Shares of US banks, particularly regional banks, dropped in early trading Monday. 

JPMorgan Chase was down 2% and Citigroup fell by 3.4%. Regional lenders notched some of the largest drops in the market. First Republic Bank was down more than 65%, Western Alliance Bancorp sank 73% and PacWest Bancorp fell 35.5%. 

President Joe Biden delivered remarks Monday to assure Americans that the banking system is safe after the collapse of Silicon Valley Bank and Signature Bank but added that investors in bank stocks would not be protected. "They knowingly took a risk and when the risk didn't pay off investors lose their money. That's how capitalism works," he said. 

2-year Treasury yields, meanwhile, have fallen more than 100 points since Wednesday and are on track to notch their largest three-day drop since Black Monday in October 1987. 

The sudden outbreak of financial trouble at US regional banks, meanwhile, has led Goldman Sachs economists to forecast that the Federal Reserve will pause rate hikes at its policy meeting next week. The probability of no hike was at about 22% on Monday morning (though the number was moving quickly and swinging with great volatility), according to the CME FedWatch Tool, up from 0% on Friday.

The Dow was down 243 points, or 0.8%, on Monday morning.

The S&P 500 fell by 1.1%.

The Nasdaq Composite was 0.9% lower.

2 hr 24 min ago

Taxpayers will not suffer any losses, Biden says as he details actions to keep the banking system safe

From CNN's Aditi Sangal

US President Joe Biden speaks about the US banking system today in the Roosevelt Room of the White House in Washington, DC. US President Joe Biden speaks about the US banking system today in the Roosevelt Room of the White House in Washington, DC.  (Saul Loeb/AFP/Getty Images)

President Joe Biden addressed the nation Monday to assure Americans that the banking system is safe after the collapse of Silicon Valley Bank and Signature Bank. In his speech, he highlighted the immediate action that his administration has taken.

Customers' deposits will be protected: Customers will "have access to their money as of today. That includes small businesses across the country that bank there and need to make payroll, pay their bills and stay open for business," Biden said, adding that no losses will be suffered by the taxpayers.

"Instead, the money will come from the fees that banks pay into the deposit insurance fund," he explained.

The management of these banks will be fired: "If the bank is taken over by FDIC, the people running the bank should not work there anymore," Biden said.

Investors in the banks will not be protected: "They knowingly took a risk and when the risk didn't pay off, investors lose their money. That's how capitalism works," Biden added.

Logging a full account of what happened: Biden stressed the importance of holding those responsible accountable. "In my administration, no one is above the law," he said.

Reducing the risk of this happening again: Citing the requirements put in place during the Obama administration, including the Dodd-Frank Act, Biden said there were rules in place to prevent a repeat of 2008. But he added that the Trump administration rolled some of these regulations back.

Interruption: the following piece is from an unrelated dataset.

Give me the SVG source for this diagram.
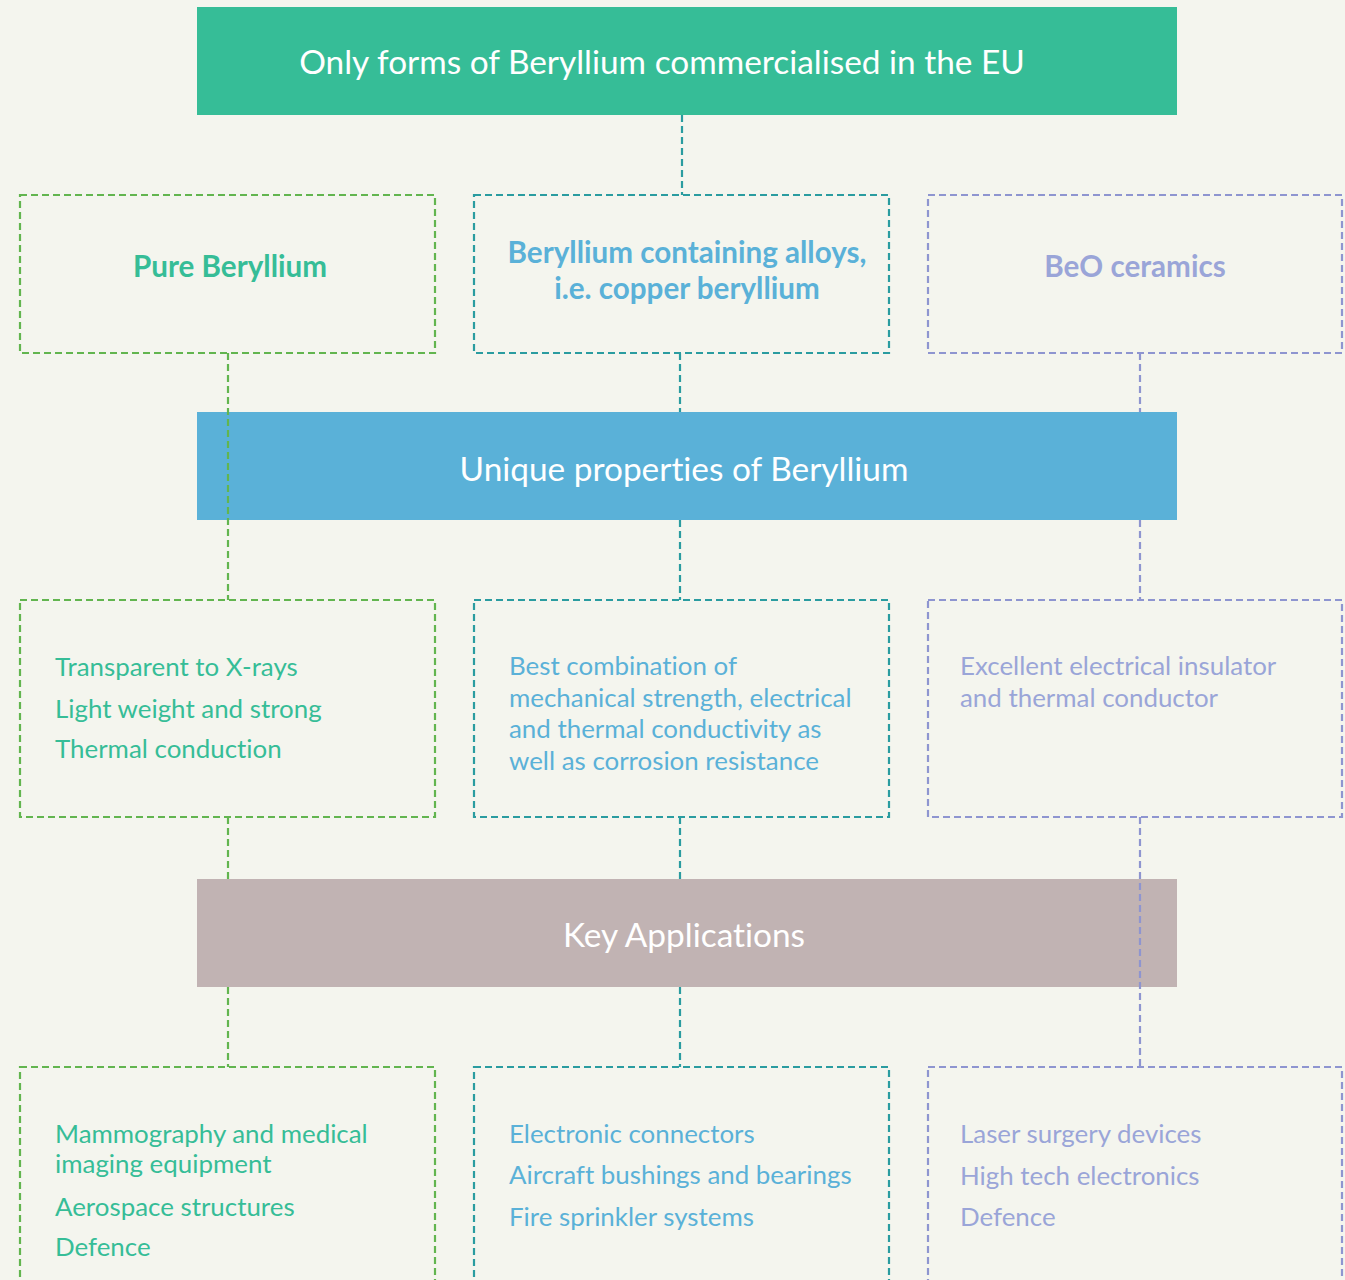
<svg xmlns="http://www.w3.org/2000/svg" width="1345" height="1280" viewBox="0 0 1345 1280">
<style>
.bg{fill:#f4f5ee}
.box{fill:none;stroke-width:2.2;stroke-dasharray:7 4}
.g{stroke:#62b54f}
.t{stroke:#2a9ca0}
.p{stroke:#8e95d0}
text{font-variant-ligatures:none}
.ban{font-family:Lato,"Open Sans",sans-serif;font-size:33.4px;fill:#ffffff;text-anchor:middle}
.hd{font-family:Lato,"Open Sans",sans-serif;font-size:29.6px;font-weight:bold;text-anchor:middle}
.tx{font-family:Lato,"Open Sans",sans-serif;font-size:25.9px}
.cg{fill:#36bd97}
.cb{fill:#5ab1d8}
.cp{fill:#9aa5d8}
.ln{fill:none;stroke-width:2.2;stroke-dasharray:7 4}
</style>
<rect class="bg" x="0" y="0" width="1345" height="1280"/>

<g id="banner-forms">
<rect x="197" y="7" width="980" height="108" fill="#36bd97"/>
<text class="ban" x="662" y="74">Only forms of Beryllium commercialised in the EU</text>
</g>
<g id="banner-properties">
<rect x="197" y="412" width="980" height="108" fill="#5ab1d8"/>
<text class="ban" x="684" y="481">Unique properties of Beryllium</text>
</g>
<g id="banner-applications">
<rect x="197" y="879" width="980" height="108" fill="#c1b3b3"/>
<text class="ban" x="684" y="947">Key Applications</text>
</g>

<g id="connectors">
<line class="ln t" x1="682" y1="115" x2="682" y2="195"/>
<line class="ln g" x1="228" y1="353" x2="228" y2="600"/>
<line class="ln t" x1="680" y1="353" x2="680" y2="412"/>
<line class="ln t" x1="680" y1="520" x2="680" y2="600"/>
<line class="ln p" x1="1140" y1="353" x2="1140" y2="412"/>
<line class="ln p" x1="1140" y1="520" x2="1140" y2="600"/>
<line class="ln g" x1="228" y1="817" x2="228" y2="879"/>
<line class="ln g" x1="228" y1="987" x2="228" y2="1067"/>
<line class="ln t" x1="680" y1="817" x2="680" y2="879"/>
<line class="ln t" x1="680" y1="987" x2="680" y2="1067"/>
<line class="ln p" x1="1140" y1="817" x2="1140" y2="1067"/>
</g>

<g id="pure-beryllium">
<rect class="box g" x="20" y="195" width="415" height="158"/>
<text class="hd cg" x="230" y="277">Pure Beryllium</text>
</g>
<g id="alloys">
<rect class="box t" x="474" y="195" width="415" height="158"/>
<text class="hd cb" x="687" y="263">Beryllium containing alloys,</text>
<text class="hd cb" x="687" y="299">i.e. copper beryllium</text>
</g>
<g id="beo">
<rect class="box p" x="928" y="195" width="414" height="158"/>
<text class="hd cp" x="1135" y="277">BeO ceramics</text>
</g>

<g id="props-pure">
<rect class="box g" x="20" y="600" width="415" height="217"/>
<text class="tx cg" x="55" y="676">Transparent to X-rays</text>
<text class="tx cg" x="55" y="718">Light weight and strong</text>
<text class="tx cg" x="55" y="758">Thermal conduction</text>
</g>
<g id="props-alloys">
<rect class="box t" x="474" y="600" width="415" height="217"/>
<text class="tx cb" x="509" y="675">Best combination of</text>
<text class="tx cb" x="509" y="707">mechanical strength, electrical</text>
<text class="tx cb" x="509" y="738">and thermal conductivity as</text>
<text class="tx cb" x="509" y="770">well as corrosion resistance</text>
</g>
<g id="props-beo">
<rect class="box p" x="928" y="600" width="414" height="217"/>
<text class="tx cp" x="960" y="675">Excellent electrical insulator</text>
<text class="tx cp" x="960" y="707">and thermal conductor</text>
</g>

<g id="apps-pure">
<rect class="box g" x="20" y="1067" width="415" height="240"/>
<text class="tx cg" x="55" y="1143">Mammography and medical</text>
<text class="tx cg" x="55" y="1173">imaging equipment</text>
<text class="tx cg" x="55" y="1216">Aerospace structures</text>
<text class="tx cg" x="55" y="1256">Defence</text>
</g>
<g id="apps-alloys">
<rect class="box t" x="474" y="1067" width="415" height="240"/>
<text class="tx cb" x="509" y="1143">Electronic connectors</text>
<text class="tx cb" x="509" y="1184">Aircraft bushings and bearings</text>
<text class="tx cb" x="509" y="1226">Fire sprinkler systems</text>
</g>
<g id="apps-beo">
<rect class="box p" x="928" y="1067" width="414" height="240"/>
<text class="tx cp" x="960" y="1143">Laser surgery devices</text>
<text class="tx cp" x="960" y="1185">High tech electronics</text>
<text class="tx cp" x="960" y="1226">Defence</text>
</g>
</svg>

"I'm going to ask Congress and the banking regulators to strengthen the rules for banks, to make it less likely this kind of bank failure would happen again," he said. "And to protect American jobs and small businesses."

Reassuring that while the banking system is safe, he also said the administration will not stop at this.

2 hr 45 min ago

Biden: Small businesses can "breathe easier knowing they'll be able to pay their workers"

From CNN's Aditi Sangal

US President Joe Biden on Monday addressed the nation after the collapses of Silicon Valley Bank and Signature Bank, and said, "Americans can have confidence that the banking system is safe."

"Your deposits will be there when you need them. Small businesses across the country that have deposit accounts at these banks can breathe easier knowing they'll be able to pay their workers and pay their bills," he said in his Monday address.
3 hr 2 min ago

Biden plans to emphasize US banking system is "safe" in his Monday remarks

From CNN's MJ Lee 

(Pool) (Pool)

When President Joe Biden speaks in the next hour following the dramatic actions his administration last night to try to contain Silicon Valley Bank’s collapse, he plans to emphasize that the US banking system is “safe,” according to a White House official.

“The president will tell Americans they can have confidence that our banking system is safe, and their deposits will be there when they need them,” the White House official said.

The remarks, which were announced last night, will be an effort by Biden himself to directly explain to the public what exactly he has instructed his administration to do to protect small businesses and workers in particular.

The actions he’ll emphasize include backstopping depositors’ funds, taxpayers not being on the hook for these moves, holding those responsible accountable and not extending relief to investors of Silicon Valley Bank.

It remains to be seen how exactly Biden plans to hold those responsible “accountable” – and who he deems responsible for the collapses.

3 hr 31 min ago

Banking stocks slump despite moves to protect Silicon Valley Bank’s customers

From CNN's Anna Cooban

Investors are dumping bank stocks Monday, extending Friday’s losses, despite dramatic weekend moves by the US and UK governments to shore up confidence in the financial system following the collapse of Silicon Valley Bank.

The Biden administration said Sunday that it would guarantee all SVB’s deposits held by American customers, while the British government helped orchestrate the sale of SVB UK to global banking giant HSBC, averting its insolvency.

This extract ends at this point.